When it comes to the relevance of application platforms (platform as a service, not infrastructure), Microsoft Azure is the clear leader with 24 percent of high and medium investments. SAP Cloud Platform takes second place with 14 percent.

“This could be due to the fact that Microsoft is primarily deployed within companies as a general digitalization platform, while SAP Cloud Platform is first choice as a platform for SAP solutions,” said Marco Lenck, commenting on the finding.

Small turnaround in digitalization

In addition to different product areas, the survey also inquired about how much progress companies had made in digital transformation, irrespective of and without direct reference to SAP. Overall, 35 percent of respondents said their projects were “advanced” or “very advanced,” an improvement over last year (31 percent), but still way behind the 2018 figure of 45 percent.

© DSAG
© DSAG

For Marco Lenck, it’s an interesting development: “In the beginning, there was huge enthusiasm for digital transformation, but then it became clear that the work required in some areas is much greater than anticipated. But the turnaround is there.” However, right now, digital transformation is still lagging behind general expectations. Among the companies surveyed, 63 percent say they are “not very advanced” – three percent less than last year.

Better support, less reluctance

This year’s survey also sought to uncover the reasons behind this “digital reluctance.” A lack of resources such as employees and consultants is considered “important” or “very important” by 77 percent of respondents, while 68 percent said the same about the time-consuming integration.

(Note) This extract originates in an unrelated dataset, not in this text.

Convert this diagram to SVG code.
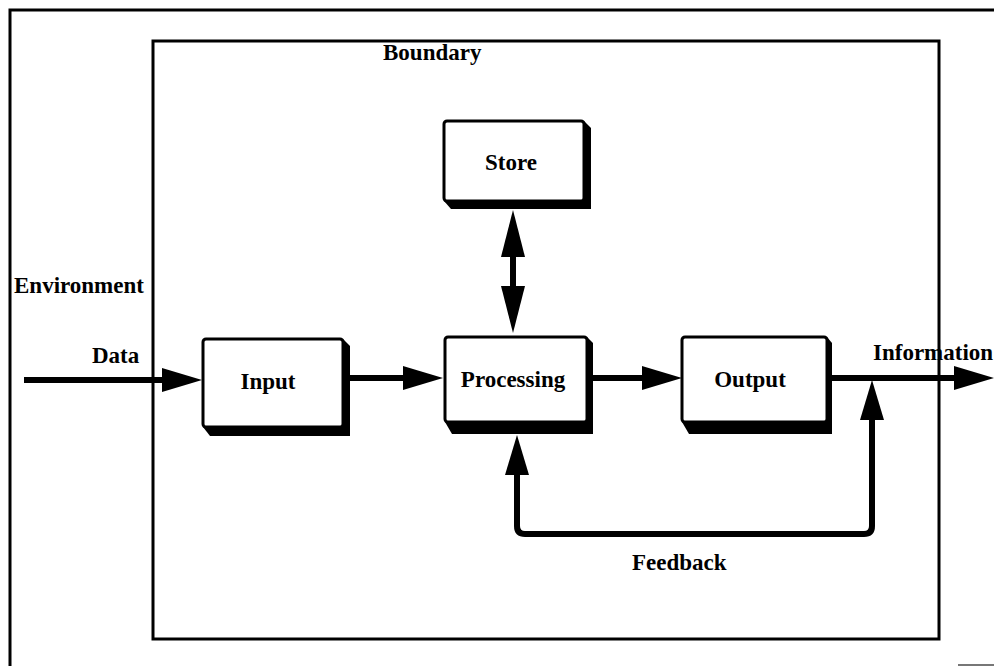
<svg xmlns="http://www.w3.org/2000/svg" width="994" height="666" viewBox="0 0 994 666">
  <style>
    .frame { fill: none; stroke: #000; stroke-width: 3; }
    .label { font-family: "Liberation Serif", "Times New Roman", serif; font-size: 23px; font-weight: bold; fill: #000; }
    .mid { text-anchor: middle; }
    .face { fill: #fff; stroke: #000; stroke-width: 3; }
    .extrude { fill: #000; }
    .flow { fill: none; stroke: #000; stroke-width: 6; }
  </style>
  <defs>
    <marker id="head" viewBox="0 0 40 24" refX="0" refY="12" markerWidth="40" markerHeight="24" markerUnits="userSpaceOnUse" orient="auto-start-reverse">
      <path d="M0,0 L40,12 L0,24 Z" fill="#000"/>
    </marker>
    <marker id="headLong" viewBox="0 0 47 24" refX="0" refY="12" markerWidth="47" markerHeight="24" markerUnits="userSpaceOnUse" orient="auto-start-reverse">
      <path d="M0,0 L47,12 L0,24 Z" fill="#000"/>
    </marker>
  </defs>

  <rect width="994" height="666" fill="#fff"/>

  <!-- environment frame -->
  <g id="environment">
    <path class="frame" d="M10,666 V10 H994"/>
    <path d="M958,665 H994" stroke="#777" stroke-width="2"/>
    <text class="label" x="14" y="293">Environment</text>
  </g>

  <!-- system boundary -->
  <g id="boundary">
    <rect class="frame" x="153" y="41" width="786" height="598"/>
    <text class="label" x="383" y="60">Boundary</text>
  </g>

  <!-- connectors -->
  <g id="connectors">
    <path class="flow" d="M24,380 H162" marker-end="url(#head)"/>
    <path class="flow" d="M343,378 H403" marker-end="url(#head)"/>
    <path class="flow" d="M590,378 H642" marker-end="url(#head)"/>
    <path class="flow" d="M828,378 H954" marker-end="url(#head)"/>
    <path class="flow" d="M513,257 V286" marker-start="url(#headLong)" marker-end="url(#headLong)"/>
    <path class="flow" d="M872,420 V526 Q872,534 864,534 H525 Q517,534 517,526 V475" marker-start="url(#head)" marker-end="url(#head)"/>
  </g>

  <!-- edge labels -->
  <g id="edge-labels">
    <text class="label" x="92" y="363">Data</text>
    <text class="label" x="873" y="360">Information</text>
    <text class="label" x="632" y="570">Feedback</text>
  </g>

  <!-- store -->
  <g id="store">
    <polygon class="extrude" points="444,121 584,121 591,128 591,209 451,209 444,201"/>
    <rect class="face" x="444" y="121" width="140" height="80" rx="3"/>
    <text class="label mid" x="511" y="170">Store</text>
  </g>

  <!-- input -->
  <g id="input">
    <polygon class="extrude" points="203,339 343,339 350,346 350,436 210,436 203,427"/>
    <rect class="face" x="203" y="339" width="140" height="88" rx="3"/>
    <text class="label mid" x="268" y="389">Input</text>
  </g>

  <!-- processing -->
  <g id="processing">
    <polygon class="extrude" points="445,337 587,337 593,343 593,434 452,434 445,422"/>
    <rect class="face" x="445" y="337" width="142" height="85" rx="3"/>
    <text class="label mid" x="513" y="387">Processing</text>
  </g>

  <!-- output -->
  <g id="output">
    <polygon class="extrude" points="682,337 827,337 832,343 832,434 689,434 682,422"/>
    <rect class="face" x="682" y="337" width="145" height="85" rx="3"/>
    <text class="label mid" x="750" y="387">Output</text>
  </g>
</svg>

“Businesses have recognized that it can get complicated once they start a corresponding project and carry out the implementation. But this also means SAP has a huge amount of work to do to offer companies better integration support. The more standardized the solutions, the more straightforward the integration and the fewer areas need working on,” summarizes the DSAG Chairman.

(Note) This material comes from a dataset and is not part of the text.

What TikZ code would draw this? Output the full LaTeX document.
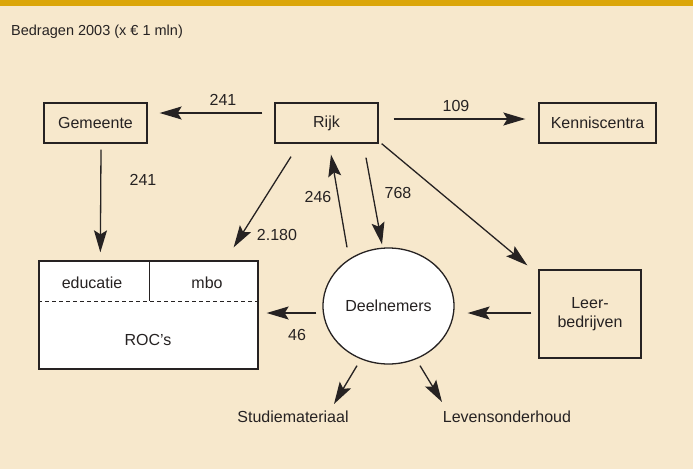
\documentclass[tikz,border=0pt]{standalone}
\usepackage{fontspec}
\setmainfont{Liberation Sans}
\usetikzlibrary{arrows.meta,shapes.geometric}
\definecolor{cream}{RGB}{247,232,204}
\definecolor{gold}{RGB}{219,166,10}
\definecolor{ink}{RGB}{38,34,34}
\tikzset{
  box/.style={draw=ink,line width=1.3pt,rectangle,inner sep=0pt,text=ink},
  lbl/.style={text=ink,inner sep=0pt,font=\fontsize{16}{19}\selectfont},
  flow/.style={draw=ink,line width=1.3pt,-{Stealth[length=22pt,width=13pt,inset=4pt]}}
}
\begin{document}
\begin{tikzpicture}[x=1pt,y=-1pt,font=\fontsize{16}{19}\selectfont]
\useasboundingbox (0,0) rectangle (699,469);
\fill[cream] (0,0) rectangle (693,469);
\fill[gold] (0,0) rectangle (693,6);
\node[lbl,anchor=west,font=\fontsize{14.5}{17}\selectfont] (title) at (11,32) {Bedragen 2003 (x € 1 mln)};

% boxes
\node[box,minimum width=103pt,minimum height=40pt] (gem) at (95.5,123) {Gemeente};
\node[box,minimum width=103pt,minimum height=40pt] (rijk) at (326.5,123) {Rijk};
\node[box,minimum width=117pt,minimum height=40pt] (kenn) at (597.5,123) {Kenniscentra};
\node[box,fill=white,minimum width=219pt,minimum height=108pt] (roc) at (148.5,315) {};
\draw[ink,line width=1.3pt] ([xshift=111pt]roc.north west) -- ([xshift=111pt,yshift=-41pt]roc.north west);
\draw[ink,line width=1.3pt,dash pattern=on 4pt off 3pt] ([yshift=-41pt]roc.north west) -- ([yshift=-41pt]roc.north east);
\node[lbl] (edu) at (92,283) {educatie};
\node[lbl] (mbo) at (207,283) {mbo};
\node[lbl] (rocs) at (148,340) {ROC’s};
\node[box,minimum width=102pt,minimum height=88pt,align=center] (leer) at (590,314) {Leer-\\bedrijven};
\node[draw=ink,line width=1.3pt,ellipse,fill=white,minimum width=131pt,minimum height=116pt,inner sep=0pt,text=ink] (deel) at (388.5,306) {Deelnemers};
\node[lbl] (studie) at (293,417) {Studiemateriaal};
\node[lbl] (lev) at (507,417) {Levensonderhoud};

% connectors
\draw[flow] ([xshift=-12pt,yshift=10pt]rijk.west) -- ([xshift=12pt,yshift=10pt]gem.east);
\draw[flow] ([xshift=15pt,yshift=4pt]rijk.east) -- ([xshift=-13pt,yshift=4pt]kenn.west);
\draw[flow] ([xshift=5.5pt,yshift=-6pt]gem.south) -- ([xshift=62pt,yshift=8pt]roc.north west);
\draw[flow] ([xshift=-35.5pt,yshift=-13pt]rijk.south) -- ([xshift=-25pt,yshift=13pt]roc.north east);
\draw[flow] ([xshift=-41.5pt]deel.north) -- ([xshift=4.5pt,yshift=-11pt]rijk.south);
\draw[flow] ([xshift=39.5pt,yshift=-14pt]rijk.south) -- ([xshift=-6.5pt,yshift=3pt]deel.north);
\draw[flow] ([xshift=3pt]rijk.south east) -- ([xshift=-11pt,yshift=4pt]leer.north west);
\draw[flow] ([xshift=-7pt,yshift=1pt]leer.west) -- ([xshift=13pt,yshift=-7pt]deel.east);
\draw[flow] ([xshift=-6pt,yshift=-7pt]deel.west) -- ([xshift=8pt,yshift=2pt]roc.east);
\draw[flow] ([xshift=-31.5pt,yshift=-1pt]deel.south) -- ([xshift=41pt,yshift=13pt]studie.center);
\draw[flow] ([xshift=31.5pt,yshift=-1pt]deel.south) -- ([xshift=-65pt,yshift=15pt]lev.center);

% labels
\node[lbl] (l1) at (223,100) {241};
\node[lbl] (l2) at (456,106) {109};
\node[lbl] (l3) at (143,180) {241};
\node[lbl] (l4) at (277,235) {2.180};
\node[lbl] (l5) at (318,197) {246};
\node[lbl] (l6) at (398,193) {768};
\node[lbl] (l7) at (297,335) {46};
\end{tikzpicture}
\end{document}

In third place, a lack of know-how was identified by 60 percent of companies. “If companies aren’t aware of the technological possibilities of solutions, they aren’t as willing to grapple with it. That’s why it’s important to engage the relevant departments in a targeted way,” says Marco Lenck firmly.

The lack of business case cited by 47 percent of respondents is also interesting. “Maybe the related investments are too high or the tangible benefits of a project haven’t been clearly defined. Or there is a lack of knowledge around what can actually be improved using the software,” says Marco Lenck, interpreting the finding.

The survey shows it’s not due to insufficient functionality in the solutions or a lack of technology. Both reasons came at the bottom of the list, cited by 45 percent and 29 percent respectively.

DSAG’s conclusion

Many companies appear to be in a bind at the moment. While the future clearly lies in digitalization, the current economic environment does not seem to be ready for it in many areas. The wheels are in motion, with S/4 Hana finally stepping out of the shadow of Business Suite.

However, too many companies don’t yet have a firm S/4 strategy, or there is no clear guidance on which approach they should take for the transition. All this means that SAP and DSAG must step up their work to explain the benefits to users this year. The same goes for cloud projects and for support around SAP projects related to digitalization.